#### Instructions for the task:
Locate the line bearing "Convert this chart to D3.js code." in the material below, then reproduce it and each following line up to and including the line bearing "const toDate = d".

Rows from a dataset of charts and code
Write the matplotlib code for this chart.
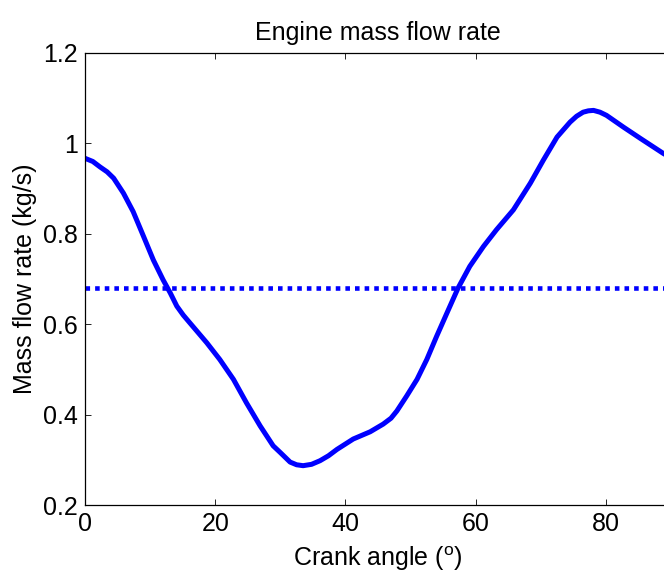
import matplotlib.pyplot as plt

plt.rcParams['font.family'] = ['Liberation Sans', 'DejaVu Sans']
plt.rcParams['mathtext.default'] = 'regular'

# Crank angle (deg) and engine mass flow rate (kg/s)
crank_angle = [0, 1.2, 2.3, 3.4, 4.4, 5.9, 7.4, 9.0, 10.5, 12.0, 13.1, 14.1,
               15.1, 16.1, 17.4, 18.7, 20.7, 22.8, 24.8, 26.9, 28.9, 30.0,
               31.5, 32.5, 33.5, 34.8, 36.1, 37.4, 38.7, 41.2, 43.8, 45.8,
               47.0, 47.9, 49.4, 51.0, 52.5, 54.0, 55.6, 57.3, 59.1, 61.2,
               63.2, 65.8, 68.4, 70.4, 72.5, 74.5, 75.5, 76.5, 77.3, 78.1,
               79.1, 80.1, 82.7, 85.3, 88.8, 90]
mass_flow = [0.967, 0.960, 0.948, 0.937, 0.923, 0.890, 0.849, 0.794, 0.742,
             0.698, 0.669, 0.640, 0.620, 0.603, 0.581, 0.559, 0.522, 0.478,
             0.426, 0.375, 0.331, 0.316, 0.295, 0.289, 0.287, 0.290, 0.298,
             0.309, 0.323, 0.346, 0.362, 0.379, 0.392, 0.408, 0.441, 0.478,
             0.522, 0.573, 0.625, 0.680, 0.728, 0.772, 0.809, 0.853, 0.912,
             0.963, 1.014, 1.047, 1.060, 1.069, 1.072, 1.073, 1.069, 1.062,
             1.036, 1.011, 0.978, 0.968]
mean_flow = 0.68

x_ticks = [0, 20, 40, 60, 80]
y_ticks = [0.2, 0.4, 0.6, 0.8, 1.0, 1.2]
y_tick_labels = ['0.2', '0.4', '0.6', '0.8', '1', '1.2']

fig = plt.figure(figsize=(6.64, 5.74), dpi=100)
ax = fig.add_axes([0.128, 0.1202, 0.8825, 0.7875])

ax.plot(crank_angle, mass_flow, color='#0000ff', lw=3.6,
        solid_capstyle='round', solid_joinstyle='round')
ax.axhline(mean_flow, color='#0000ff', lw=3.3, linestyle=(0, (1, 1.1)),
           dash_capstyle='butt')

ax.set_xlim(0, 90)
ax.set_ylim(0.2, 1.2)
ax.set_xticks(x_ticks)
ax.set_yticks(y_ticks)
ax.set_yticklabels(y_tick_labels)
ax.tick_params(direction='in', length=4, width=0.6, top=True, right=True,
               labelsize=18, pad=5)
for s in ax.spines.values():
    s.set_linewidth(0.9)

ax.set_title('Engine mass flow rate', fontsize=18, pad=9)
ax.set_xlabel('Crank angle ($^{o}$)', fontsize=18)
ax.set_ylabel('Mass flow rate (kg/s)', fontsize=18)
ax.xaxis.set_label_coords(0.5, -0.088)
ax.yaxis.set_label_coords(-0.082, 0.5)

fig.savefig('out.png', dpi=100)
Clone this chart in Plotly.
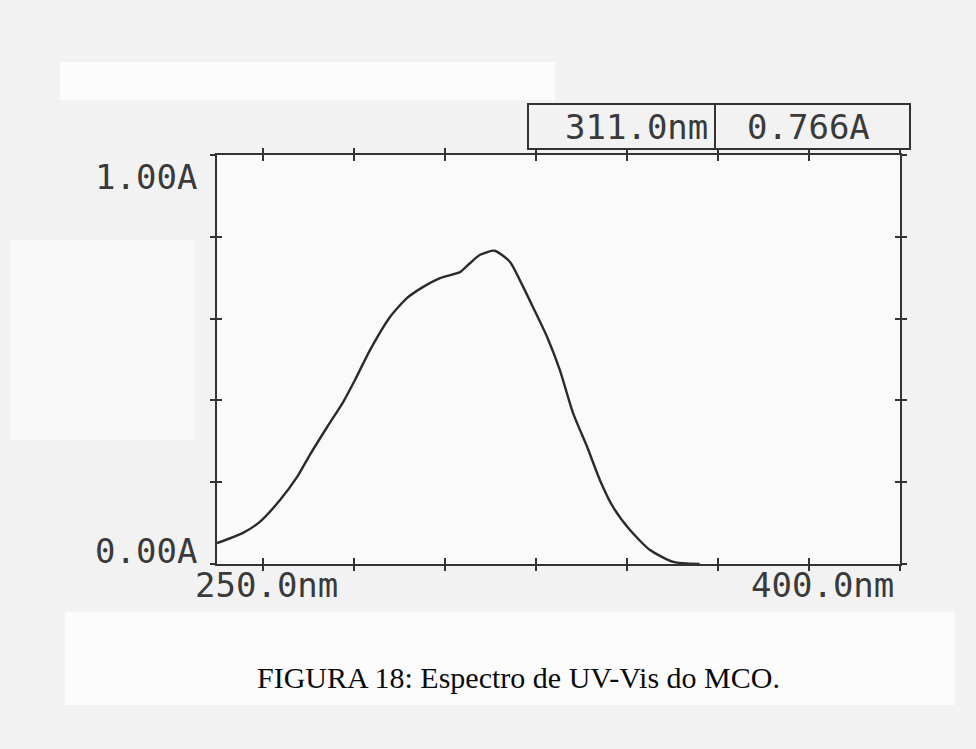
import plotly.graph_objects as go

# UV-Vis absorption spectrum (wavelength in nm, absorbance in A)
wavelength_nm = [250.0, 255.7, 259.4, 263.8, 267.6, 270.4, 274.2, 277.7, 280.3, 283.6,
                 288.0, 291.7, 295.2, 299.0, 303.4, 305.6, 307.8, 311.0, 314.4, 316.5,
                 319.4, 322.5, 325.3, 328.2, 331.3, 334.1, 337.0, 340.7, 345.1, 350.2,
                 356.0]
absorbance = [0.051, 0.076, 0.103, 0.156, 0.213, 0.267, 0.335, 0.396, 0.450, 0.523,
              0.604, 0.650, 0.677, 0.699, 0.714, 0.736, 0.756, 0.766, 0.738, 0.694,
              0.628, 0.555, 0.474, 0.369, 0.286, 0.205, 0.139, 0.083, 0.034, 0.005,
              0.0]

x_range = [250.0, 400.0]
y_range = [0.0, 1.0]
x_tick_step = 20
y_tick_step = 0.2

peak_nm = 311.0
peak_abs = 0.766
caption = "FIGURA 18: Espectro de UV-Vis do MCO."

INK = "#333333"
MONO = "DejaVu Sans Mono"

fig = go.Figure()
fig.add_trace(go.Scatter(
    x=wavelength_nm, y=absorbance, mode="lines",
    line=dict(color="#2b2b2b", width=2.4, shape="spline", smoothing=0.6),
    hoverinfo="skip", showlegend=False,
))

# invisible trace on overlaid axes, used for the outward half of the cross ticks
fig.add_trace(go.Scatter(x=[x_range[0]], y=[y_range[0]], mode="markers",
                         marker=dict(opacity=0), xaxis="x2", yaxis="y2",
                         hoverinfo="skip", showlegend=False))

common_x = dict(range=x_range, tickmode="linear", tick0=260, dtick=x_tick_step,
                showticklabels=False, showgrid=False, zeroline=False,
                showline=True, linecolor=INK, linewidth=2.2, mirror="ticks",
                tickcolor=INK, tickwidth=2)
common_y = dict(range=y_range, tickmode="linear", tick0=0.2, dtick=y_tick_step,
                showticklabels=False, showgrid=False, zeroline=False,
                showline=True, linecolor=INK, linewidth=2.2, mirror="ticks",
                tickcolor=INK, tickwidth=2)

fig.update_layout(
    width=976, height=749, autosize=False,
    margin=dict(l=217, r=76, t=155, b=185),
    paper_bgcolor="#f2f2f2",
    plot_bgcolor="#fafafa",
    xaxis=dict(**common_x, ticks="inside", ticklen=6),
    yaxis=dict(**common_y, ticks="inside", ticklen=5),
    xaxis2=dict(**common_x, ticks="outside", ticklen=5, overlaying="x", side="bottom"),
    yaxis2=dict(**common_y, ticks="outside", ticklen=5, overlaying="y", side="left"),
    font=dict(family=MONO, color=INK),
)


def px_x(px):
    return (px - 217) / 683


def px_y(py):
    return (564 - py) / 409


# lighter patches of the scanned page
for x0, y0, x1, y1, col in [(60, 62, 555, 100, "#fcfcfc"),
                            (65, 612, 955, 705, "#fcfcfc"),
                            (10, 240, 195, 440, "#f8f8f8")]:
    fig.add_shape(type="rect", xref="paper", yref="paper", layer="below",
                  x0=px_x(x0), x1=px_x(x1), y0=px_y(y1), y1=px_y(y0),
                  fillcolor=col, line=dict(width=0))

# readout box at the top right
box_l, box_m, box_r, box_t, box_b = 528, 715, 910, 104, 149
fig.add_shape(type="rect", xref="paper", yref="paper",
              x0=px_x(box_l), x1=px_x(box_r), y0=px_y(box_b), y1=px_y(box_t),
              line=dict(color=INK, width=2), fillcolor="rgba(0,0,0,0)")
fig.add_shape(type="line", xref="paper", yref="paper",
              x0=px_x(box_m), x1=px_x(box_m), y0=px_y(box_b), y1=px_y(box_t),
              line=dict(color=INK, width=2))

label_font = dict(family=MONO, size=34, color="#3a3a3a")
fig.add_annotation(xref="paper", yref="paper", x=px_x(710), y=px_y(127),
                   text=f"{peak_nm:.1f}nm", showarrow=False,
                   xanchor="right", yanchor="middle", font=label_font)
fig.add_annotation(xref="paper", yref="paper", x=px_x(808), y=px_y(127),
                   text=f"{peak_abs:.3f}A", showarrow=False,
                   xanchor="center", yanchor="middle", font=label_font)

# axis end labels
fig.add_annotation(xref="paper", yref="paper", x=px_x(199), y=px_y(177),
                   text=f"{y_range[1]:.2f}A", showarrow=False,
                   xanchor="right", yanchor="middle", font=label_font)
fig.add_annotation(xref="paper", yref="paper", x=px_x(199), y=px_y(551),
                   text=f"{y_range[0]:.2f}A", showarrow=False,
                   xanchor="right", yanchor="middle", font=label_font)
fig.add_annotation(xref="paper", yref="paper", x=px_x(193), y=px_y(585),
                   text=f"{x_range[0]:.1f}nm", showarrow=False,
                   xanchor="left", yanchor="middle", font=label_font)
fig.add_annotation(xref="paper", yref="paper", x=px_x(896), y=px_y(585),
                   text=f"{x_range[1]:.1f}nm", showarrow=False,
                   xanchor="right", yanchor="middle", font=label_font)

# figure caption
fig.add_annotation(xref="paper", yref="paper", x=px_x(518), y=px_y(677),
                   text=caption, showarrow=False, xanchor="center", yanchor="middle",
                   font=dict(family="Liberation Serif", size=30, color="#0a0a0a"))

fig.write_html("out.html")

==

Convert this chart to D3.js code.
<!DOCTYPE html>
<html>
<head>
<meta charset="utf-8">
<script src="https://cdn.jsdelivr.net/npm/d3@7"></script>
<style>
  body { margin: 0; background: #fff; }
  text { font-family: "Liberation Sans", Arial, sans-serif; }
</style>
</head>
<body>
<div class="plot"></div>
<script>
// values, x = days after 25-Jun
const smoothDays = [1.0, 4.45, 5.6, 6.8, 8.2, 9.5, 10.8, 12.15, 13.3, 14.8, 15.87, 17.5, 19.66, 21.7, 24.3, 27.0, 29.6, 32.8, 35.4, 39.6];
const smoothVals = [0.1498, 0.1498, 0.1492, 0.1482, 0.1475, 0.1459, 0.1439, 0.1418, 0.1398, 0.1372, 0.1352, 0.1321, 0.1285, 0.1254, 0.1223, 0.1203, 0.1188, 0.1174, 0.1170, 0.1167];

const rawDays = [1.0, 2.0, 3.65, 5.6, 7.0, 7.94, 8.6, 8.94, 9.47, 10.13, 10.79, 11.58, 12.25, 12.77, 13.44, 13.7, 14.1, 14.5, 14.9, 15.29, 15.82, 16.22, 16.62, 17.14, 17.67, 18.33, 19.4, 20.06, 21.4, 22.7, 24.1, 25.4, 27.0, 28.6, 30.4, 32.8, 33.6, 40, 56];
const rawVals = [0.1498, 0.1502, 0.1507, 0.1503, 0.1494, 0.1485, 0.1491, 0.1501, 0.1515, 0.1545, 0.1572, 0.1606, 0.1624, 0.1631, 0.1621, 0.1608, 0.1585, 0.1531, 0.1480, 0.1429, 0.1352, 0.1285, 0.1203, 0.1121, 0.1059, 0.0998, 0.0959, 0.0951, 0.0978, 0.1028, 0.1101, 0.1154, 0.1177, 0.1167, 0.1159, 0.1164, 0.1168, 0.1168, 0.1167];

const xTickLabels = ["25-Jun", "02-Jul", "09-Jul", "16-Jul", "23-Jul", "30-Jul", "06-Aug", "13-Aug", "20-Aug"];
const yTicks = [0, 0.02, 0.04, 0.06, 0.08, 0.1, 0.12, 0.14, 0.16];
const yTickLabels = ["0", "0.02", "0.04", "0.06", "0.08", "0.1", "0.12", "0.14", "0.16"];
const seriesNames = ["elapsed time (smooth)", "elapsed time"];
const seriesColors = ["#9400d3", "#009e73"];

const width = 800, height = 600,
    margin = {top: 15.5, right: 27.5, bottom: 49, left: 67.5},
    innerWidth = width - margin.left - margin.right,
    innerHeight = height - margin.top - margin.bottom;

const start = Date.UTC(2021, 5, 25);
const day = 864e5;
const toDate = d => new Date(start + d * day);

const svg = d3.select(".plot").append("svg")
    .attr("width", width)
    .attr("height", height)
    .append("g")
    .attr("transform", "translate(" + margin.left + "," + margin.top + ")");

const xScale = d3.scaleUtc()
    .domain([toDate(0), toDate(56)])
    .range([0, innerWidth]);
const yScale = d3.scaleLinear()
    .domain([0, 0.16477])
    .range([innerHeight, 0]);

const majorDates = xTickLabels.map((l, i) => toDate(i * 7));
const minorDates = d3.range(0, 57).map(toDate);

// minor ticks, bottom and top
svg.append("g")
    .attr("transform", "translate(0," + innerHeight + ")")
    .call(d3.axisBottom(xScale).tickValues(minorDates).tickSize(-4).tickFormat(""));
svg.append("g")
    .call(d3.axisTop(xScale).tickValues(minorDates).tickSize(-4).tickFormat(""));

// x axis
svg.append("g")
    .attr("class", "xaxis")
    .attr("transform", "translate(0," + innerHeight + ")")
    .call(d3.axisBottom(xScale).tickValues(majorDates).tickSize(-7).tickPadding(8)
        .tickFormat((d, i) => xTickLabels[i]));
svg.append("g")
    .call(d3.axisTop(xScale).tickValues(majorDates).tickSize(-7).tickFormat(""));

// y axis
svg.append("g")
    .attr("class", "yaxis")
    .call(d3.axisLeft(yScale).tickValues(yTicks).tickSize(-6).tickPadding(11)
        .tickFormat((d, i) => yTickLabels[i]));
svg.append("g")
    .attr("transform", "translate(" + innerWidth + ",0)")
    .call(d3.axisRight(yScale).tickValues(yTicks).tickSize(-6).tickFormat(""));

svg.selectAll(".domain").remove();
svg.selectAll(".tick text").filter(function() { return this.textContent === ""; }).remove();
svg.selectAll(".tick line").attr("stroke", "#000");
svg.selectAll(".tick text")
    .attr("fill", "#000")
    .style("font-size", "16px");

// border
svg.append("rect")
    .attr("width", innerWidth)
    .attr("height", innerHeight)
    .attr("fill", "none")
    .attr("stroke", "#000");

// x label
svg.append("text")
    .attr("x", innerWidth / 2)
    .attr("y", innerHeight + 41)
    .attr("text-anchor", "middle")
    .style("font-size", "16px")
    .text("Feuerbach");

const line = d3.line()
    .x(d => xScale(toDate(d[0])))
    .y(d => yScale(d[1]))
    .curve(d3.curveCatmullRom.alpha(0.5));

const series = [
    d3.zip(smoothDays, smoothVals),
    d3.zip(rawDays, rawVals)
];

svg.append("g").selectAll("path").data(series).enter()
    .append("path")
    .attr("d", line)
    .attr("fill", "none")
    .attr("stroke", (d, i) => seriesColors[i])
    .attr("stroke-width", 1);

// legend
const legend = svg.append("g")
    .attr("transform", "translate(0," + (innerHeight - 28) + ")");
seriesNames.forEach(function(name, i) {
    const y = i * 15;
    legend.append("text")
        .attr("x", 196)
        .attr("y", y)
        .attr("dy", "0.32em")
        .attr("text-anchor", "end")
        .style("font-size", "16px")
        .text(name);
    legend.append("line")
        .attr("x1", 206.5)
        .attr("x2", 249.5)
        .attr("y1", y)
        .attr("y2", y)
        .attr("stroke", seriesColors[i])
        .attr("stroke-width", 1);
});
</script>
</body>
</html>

--

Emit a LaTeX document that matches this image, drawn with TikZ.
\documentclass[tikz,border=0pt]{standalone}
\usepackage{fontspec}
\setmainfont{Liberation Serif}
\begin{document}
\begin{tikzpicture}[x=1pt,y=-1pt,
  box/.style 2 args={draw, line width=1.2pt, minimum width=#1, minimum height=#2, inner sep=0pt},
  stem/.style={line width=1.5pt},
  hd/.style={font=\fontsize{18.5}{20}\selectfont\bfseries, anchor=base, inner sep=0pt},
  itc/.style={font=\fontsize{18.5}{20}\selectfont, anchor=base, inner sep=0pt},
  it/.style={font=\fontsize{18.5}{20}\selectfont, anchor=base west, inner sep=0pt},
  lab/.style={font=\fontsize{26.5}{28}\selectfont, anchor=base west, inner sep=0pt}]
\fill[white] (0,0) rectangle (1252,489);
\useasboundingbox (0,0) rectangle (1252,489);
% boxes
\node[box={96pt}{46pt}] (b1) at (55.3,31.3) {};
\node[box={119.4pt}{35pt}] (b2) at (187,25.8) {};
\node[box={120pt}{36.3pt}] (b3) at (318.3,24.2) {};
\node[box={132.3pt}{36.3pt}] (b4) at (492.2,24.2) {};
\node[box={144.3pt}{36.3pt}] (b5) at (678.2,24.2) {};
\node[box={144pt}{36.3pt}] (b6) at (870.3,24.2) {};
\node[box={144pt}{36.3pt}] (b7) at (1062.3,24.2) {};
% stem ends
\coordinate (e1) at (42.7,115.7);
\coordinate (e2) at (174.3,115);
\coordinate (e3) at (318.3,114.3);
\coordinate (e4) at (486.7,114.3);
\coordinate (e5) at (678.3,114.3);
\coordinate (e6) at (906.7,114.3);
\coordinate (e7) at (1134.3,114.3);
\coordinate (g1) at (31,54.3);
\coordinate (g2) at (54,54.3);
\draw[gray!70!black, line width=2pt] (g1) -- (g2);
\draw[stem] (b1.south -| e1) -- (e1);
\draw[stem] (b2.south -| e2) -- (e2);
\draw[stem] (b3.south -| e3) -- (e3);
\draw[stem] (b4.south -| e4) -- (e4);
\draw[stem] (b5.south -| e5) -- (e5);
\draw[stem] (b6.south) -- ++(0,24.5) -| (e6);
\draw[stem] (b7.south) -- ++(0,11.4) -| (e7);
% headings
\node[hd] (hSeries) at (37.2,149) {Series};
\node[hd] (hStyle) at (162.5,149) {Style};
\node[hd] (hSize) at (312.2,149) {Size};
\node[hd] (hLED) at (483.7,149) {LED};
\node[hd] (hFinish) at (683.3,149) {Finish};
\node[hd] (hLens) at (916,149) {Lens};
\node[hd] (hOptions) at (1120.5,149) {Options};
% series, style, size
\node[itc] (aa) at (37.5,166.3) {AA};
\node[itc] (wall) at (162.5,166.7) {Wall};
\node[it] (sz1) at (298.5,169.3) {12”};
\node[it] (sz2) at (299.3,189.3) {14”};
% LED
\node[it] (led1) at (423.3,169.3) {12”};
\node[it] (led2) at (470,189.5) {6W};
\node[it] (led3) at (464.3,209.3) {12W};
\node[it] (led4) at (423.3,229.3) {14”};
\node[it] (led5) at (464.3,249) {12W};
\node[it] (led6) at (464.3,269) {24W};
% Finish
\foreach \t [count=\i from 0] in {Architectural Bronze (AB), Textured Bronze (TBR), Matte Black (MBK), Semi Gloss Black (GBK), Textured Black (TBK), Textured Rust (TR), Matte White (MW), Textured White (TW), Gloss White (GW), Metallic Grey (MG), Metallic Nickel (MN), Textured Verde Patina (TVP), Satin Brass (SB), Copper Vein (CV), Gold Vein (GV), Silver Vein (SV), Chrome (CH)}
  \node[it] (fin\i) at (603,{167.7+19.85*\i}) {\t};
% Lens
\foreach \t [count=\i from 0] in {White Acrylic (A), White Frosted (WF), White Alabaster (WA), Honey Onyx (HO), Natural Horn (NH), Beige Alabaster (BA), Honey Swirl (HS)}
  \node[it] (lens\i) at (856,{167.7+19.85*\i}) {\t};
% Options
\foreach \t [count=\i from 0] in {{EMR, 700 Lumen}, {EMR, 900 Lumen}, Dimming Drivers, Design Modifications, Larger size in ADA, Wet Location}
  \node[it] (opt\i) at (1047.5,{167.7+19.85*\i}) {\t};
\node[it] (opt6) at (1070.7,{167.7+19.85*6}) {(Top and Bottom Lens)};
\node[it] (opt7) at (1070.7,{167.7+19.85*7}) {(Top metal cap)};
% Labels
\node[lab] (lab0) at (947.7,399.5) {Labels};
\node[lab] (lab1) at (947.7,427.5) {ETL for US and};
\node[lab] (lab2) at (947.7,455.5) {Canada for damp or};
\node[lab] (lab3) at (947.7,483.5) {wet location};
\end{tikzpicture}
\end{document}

#### Full output:
Convert this chart to D3.js code.
<!DOCTYPE html>
<html>
<head>
<meta charset="utf-8">
<script src="https://cdn.jsdelivr.net/npm/d3@7"></script>
<style>
  body { margin: 0; background: #fff; }
  text { font-family: "Liberation Sans", Arial, sans-serif; }
</style>
</head>
<body>
<div class="plot"></div>
<script>
// values, x = days after 25-Jun
const smoothDays = [1.0, 4.45, 5.6, 6.8, 8.2, 9.5, 10.8, 12.15, 13.3, 14.8, 15.87, 17.5, 19.66, 21.7, 24.3, 27.0, 29.6, 32.8, 35.4, 39.6];
const smoothVals = [0.1498, 0.1498, 0.1492, 0.1482, 0.1475, 0.1459, 0.1439, 0.1418, 0.1398, 0.1372, 0.1352, 0.1321, 0.1285, 0.1254, 0.1223, 0.1203, 0.1188, 0.1174, 0.1170, 0.1167];

const rawDays = [1.0, 2.0, 3.65, 5.6, 7.0, 7.94, 8.6, 8.94, 9.47, 10.13, 10.79, 11.58, 12.25, 12.77, 13.44, 13.7, 14.1, 14.5, 14.9, 15.29, 15.82, 16.22, 16.62, 17.14, 17.67, 18.33, 19.4, 20.06, 21.4, 22.7, 24.1, 25.4, 27.0, 28.6, 30.4, 32.8, 33.6, 40, 56];
const rawVals = [0.1498, 0.1502, 0.1507, 0.1503, 0.1494, 0.1485, 0.1491, 0.1501, 0.1515, 0.1545, 0.1572, 0.1606, 0.1624, 0.1631, 0.1621, 0.1608, 0.1585, 0.1531, 0.1480, 0.1429, 0.1352, 0.1285, 0.1203, 0.1121, 0.1059, 0.0998, 0.0959, 0.0951, 0.0978, 0.1028, 0.1101, 0.1154, 0.1177, 0.1167, 0.1159, 0.1164, 0.1168, 0.1168, 0.1167];

const xTickLabels = ["25-Jun", "02-Jul", "09-Jul", "16-Jul", "23-Jul", "30-Jul", "06-Aug", "13-Aug", "20-Aug"];
const yTicks = [0, 0.02, 0.04, 0.06, 0.08, 0.1, 0.12, 0.14, 0.16];
const yTickLabels = ["0", "0.02", "0.04", "0.06", "0.08", "0.1", "0.12", "0.14", "0.16"];
const seriesNames = ["elapsed time (smooth)", "elapsed time"];
const seriesColors = ["#9400d3", "#009e73"];

const width = 800, height = 600,
    margin = {top: 15.5, right: 27.5, bottom: 49, left: 67.5},
    innerWidth = width - margin.left - margin.right,
    innerHeight = height - margin.top - margin.bottom;

const start = Date.UTC(2021, 5, 25);
const day = 864e5;
const toDate = d => new Date(start + d * day);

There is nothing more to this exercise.